Farag credits Staten Island’s elected officials for a great deal of assistance.

“I’ve gotten a lot of support,” he said. “They appreciate what we are trying to do.” And all the buzz the museum has created means Farag routinely gets offers for donations of additional equipment.

Try as he might, the founder doesn’t seem to be slowing down. Besides his full-time fervor for the museum, he serves as a SCORE mentor and past chairman (since 1980, SCORE has helped more than 500 Staten Islanders a year start or expand their small businesses). He is also president of the Foundation at the College of Staten Island and chairman of the Staten Island Not-for-Profit Association.
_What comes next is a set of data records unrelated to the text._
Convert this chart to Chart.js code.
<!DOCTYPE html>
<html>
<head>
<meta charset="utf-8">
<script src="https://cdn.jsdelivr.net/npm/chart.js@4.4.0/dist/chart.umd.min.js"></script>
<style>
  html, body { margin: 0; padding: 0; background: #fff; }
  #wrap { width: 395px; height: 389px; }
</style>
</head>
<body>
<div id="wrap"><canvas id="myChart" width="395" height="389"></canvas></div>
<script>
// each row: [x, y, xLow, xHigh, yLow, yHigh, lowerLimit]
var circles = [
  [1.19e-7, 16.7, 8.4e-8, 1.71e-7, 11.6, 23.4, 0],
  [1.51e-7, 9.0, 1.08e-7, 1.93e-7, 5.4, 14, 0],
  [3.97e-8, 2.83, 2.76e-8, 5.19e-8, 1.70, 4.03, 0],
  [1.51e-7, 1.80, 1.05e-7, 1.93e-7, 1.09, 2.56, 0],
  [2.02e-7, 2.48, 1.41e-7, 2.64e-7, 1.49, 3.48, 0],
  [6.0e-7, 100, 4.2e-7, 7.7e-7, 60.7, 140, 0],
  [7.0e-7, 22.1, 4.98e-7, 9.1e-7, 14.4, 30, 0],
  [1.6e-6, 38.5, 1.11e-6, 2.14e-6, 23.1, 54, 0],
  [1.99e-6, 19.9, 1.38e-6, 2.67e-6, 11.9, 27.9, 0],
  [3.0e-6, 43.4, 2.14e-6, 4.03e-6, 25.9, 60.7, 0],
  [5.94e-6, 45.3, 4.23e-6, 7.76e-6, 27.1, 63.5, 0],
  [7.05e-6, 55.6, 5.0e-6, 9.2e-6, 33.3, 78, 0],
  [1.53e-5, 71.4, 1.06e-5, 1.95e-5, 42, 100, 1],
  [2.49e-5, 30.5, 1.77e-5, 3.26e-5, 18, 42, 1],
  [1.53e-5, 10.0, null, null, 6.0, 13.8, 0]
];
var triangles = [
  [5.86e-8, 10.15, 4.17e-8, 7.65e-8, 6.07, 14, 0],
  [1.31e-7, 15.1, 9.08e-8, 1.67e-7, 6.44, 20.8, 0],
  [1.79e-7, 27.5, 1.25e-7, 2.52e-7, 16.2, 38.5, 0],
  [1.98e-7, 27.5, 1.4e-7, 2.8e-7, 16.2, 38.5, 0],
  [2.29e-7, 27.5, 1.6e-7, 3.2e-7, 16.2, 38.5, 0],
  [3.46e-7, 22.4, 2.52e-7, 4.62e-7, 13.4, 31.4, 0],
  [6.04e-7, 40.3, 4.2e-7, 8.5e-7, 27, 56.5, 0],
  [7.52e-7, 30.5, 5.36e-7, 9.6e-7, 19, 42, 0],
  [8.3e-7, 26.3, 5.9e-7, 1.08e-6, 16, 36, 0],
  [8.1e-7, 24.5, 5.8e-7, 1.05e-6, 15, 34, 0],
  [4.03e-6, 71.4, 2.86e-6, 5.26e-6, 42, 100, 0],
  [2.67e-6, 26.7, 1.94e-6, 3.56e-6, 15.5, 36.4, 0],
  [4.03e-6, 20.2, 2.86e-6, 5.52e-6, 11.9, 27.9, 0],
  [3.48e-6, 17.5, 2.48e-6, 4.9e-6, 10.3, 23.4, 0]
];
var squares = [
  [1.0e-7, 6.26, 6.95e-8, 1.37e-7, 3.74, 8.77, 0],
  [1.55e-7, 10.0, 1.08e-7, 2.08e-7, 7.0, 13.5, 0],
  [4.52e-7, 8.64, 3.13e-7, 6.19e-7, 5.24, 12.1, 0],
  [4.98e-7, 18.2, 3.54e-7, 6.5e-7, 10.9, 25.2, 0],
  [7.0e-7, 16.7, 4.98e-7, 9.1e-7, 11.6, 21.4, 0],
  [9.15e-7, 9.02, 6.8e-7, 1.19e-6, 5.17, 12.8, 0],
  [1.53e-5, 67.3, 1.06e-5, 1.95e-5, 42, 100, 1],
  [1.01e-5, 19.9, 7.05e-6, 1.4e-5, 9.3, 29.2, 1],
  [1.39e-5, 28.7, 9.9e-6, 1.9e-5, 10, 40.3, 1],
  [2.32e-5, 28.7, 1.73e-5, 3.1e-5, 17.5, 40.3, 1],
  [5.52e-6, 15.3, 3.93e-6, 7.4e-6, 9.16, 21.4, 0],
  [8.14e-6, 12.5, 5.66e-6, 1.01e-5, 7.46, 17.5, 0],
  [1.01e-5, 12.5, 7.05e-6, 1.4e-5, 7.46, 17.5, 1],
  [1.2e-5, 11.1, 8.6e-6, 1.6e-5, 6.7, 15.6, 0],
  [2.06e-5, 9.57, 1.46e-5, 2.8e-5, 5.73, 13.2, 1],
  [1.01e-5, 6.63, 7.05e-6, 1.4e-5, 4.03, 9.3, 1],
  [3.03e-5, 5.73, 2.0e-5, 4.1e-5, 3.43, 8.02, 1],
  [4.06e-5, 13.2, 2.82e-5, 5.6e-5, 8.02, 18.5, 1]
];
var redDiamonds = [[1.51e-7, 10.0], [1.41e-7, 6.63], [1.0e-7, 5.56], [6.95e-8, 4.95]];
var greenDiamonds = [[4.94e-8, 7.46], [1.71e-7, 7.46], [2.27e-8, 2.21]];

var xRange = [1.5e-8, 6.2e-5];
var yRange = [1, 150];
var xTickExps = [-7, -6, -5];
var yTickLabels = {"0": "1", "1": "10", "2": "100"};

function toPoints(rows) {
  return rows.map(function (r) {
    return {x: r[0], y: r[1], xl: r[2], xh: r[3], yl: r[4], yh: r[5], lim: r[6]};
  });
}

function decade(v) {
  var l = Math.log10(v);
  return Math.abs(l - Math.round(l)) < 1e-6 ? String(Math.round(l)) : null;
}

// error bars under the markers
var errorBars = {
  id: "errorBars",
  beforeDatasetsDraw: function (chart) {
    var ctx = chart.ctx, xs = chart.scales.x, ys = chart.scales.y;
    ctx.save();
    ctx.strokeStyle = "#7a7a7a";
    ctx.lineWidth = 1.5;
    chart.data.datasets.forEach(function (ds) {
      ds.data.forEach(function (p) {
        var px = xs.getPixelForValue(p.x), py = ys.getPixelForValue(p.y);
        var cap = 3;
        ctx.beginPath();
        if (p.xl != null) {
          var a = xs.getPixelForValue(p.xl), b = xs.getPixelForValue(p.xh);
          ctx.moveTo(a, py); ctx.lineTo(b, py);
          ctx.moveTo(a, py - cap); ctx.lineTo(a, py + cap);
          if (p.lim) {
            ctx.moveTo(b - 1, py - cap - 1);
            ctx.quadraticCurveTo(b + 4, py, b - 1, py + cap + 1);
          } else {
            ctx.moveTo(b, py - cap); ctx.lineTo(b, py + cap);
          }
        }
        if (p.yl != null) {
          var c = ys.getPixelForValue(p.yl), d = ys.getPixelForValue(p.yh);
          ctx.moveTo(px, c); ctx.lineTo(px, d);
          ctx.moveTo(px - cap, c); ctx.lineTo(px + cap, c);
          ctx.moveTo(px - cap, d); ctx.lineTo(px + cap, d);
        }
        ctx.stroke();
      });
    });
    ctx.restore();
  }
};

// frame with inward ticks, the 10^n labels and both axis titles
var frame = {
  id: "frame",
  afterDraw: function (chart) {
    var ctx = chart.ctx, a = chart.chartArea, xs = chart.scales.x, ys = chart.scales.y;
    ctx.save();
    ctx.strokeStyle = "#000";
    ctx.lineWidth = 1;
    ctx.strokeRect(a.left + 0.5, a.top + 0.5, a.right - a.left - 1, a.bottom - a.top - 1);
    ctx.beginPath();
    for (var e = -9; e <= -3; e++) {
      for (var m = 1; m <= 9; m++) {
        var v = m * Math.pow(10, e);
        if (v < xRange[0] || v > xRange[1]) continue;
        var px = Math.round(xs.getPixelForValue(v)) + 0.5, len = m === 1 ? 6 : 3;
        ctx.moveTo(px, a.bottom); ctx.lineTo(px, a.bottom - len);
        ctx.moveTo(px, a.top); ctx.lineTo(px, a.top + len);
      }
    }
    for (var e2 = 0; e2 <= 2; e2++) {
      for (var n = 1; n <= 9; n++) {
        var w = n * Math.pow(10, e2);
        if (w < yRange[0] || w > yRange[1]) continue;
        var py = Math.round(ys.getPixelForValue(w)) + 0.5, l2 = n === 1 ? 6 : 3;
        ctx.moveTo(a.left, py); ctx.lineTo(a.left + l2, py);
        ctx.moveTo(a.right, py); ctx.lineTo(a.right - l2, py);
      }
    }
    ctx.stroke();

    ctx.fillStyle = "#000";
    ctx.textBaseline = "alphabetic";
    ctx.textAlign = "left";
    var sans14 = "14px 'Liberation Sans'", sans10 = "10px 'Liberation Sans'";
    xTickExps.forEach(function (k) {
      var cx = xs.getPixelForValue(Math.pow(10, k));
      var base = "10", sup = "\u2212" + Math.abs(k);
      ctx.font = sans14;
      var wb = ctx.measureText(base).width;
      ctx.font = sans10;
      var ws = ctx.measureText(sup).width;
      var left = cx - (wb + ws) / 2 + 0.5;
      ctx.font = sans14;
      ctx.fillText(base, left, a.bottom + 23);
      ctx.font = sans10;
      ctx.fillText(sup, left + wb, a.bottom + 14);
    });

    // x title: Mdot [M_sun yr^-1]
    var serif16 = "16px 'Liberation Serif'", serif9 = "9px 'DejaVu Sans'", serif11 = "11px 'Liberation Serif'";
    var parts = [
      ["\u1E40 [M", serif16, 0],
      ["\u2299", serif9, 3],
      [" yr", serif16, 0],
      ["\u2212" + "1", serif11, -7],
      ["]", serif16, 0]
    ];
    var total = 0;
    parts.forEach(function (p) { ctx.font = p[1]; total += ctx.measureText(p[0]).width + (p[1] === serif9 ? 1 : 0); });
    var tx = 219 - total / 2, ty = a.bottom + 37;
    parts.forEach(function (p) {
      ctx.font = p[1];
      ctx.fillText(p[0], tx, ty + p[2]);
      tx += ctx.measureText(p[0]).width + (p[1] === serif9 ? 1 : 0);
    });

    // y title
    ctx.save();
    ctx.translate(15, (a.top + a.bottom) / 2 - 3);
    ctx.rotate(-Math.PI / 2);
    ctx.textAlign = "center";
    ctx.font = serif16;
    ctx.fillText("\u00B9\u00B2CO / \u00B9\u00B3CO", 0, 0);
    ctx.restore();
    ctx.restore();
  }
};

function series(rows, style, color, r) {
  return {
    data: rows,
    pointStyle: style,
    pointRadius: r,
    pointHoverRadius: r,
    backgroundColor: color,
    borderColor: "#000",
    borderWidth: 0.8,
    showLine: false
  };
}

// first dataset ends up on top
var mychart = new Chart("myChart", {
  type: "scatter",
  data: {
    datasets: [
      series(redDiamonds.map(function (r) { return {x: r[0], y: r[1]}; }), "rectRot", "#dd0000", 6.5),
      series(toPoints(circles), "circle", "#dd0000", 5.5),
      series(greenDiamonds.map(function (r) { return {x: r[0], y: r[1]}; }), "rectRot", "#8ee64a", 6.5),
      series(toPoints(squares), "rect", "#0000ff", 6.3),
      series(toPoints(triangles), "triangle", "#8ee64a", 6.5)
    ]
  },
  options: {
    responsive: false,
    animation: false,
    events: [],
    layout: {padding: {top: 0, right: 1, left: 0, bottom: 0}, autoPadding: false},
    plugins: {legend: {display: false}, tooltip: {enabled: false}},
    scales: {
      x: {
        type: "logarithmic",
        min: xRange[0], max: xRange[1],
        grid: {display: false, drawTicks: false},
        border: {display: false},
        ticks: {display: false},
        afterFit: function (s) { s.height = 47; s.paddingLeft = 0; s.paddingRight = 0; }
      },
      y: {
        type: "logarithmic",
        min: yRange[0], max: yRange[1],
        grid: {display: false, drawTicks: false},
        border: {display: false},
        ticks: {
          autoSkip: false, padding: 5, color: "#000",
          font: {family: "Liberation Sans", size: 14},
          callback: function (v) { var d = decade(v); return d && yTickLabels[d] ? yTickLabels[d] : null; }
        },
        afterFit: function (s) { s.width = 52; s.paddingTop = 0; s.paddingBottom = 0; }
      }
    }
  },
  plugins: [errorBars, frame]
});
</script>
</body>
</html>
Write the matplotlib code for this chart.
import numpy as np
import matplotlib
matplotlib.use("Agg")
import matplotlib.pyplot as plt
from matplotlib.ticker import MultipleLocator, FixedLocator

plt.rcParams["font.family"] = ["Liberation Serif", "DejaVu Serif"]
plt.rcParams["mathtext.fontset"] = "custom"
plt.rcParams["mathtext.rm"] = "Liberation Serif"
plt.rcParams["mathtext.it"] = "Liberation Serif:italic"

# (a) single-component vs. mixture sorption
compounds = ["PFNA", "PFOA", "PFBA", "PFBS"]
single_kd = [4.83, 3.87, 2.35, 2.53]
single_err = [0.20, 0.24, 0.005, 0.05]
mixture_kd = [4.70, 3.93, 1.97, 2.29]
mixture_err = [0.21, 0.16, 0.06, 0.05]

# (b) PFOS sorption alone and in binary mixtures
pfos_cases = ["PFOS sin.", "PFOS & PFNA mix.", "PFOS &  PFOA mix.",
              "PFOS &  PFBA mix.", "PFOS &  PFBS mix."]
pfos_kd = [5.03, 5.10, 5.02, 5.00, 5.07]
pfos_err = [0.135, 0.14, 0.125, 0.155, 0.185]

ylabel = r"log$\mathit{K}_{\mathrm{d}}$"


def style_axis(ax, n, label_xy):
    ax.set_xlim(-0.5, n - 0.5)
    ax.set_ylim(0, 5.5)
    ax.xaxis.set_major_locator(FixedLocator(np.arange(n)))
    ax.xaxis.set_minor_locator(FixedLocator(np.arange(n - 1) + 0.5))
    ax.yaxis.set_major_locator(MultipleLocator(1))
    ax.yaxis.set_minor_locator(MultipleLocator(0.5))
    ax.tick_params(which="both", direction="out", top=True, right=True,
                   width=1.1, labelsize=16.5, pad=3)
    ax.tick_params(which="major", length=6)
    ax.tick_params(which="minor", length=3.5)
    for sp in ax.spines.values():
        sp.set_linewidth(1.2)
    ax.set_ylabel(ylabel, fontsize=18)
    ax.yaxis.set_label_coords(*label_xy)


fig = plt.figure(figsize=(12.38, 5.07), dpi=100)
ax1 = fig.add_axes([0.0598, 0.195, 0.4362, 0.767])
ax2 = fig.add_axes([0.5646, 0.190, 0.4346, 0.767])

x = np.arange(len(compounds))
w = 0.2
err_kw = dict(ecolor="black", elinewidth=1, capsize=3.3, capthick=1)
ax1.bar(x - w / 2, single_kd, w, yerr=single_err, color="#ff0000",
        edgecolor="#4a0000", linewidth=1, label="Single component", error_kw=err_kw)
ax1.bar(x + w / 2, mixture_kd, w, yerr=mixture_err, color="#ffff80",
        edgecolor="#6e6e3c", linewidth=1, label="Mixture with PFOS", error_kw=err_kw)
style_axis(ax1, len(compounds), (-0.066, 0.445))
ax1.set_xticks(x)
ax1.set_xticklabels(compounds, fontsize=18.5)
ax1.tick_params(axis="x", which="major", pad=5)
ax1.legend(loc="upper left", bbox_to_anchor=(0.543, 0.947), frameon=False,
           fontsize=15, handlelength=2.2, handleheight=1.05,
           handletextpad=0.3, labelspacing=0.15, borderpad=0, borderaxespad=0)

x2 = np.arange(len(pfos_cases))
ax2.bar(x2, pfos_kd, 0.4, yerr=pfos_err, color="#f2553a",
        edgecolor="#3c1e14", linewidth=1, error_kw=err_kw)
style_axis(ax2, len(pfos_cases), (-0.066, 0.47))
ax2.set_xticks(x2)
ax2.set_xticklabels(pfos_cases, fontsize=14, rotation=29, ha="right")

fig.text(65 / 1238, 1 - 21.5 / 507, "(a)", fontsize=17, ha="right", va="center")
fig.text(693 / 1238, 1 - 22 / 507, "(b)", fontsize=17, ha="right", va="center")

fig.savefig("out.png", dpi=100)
He is on the board of both the Staten Island Children’s Museum and the Staten Island YMCA, and is a member of the Rotary Club, the Downtown Staten Island Council, the Steamship Club, the Job Serve Employer Committee, the Jewish Community Center of Staten Island Advisory Council, and other organizations. He has received numerous distinctions, including the Staten Island Rotary Club Giants Award, the Eden II Programs Community Service Award, and the Louis R. Miller Business Leadership Award.

“I love Staten Island,” he said. “I am on so many boards. Everybody asks me, so I can’t say the word no.”

Farag and his wife, Lisette, live in mid-Island.

“I don’t think I will ever sit down and really retire,” he said. “I want to leave a legacy.”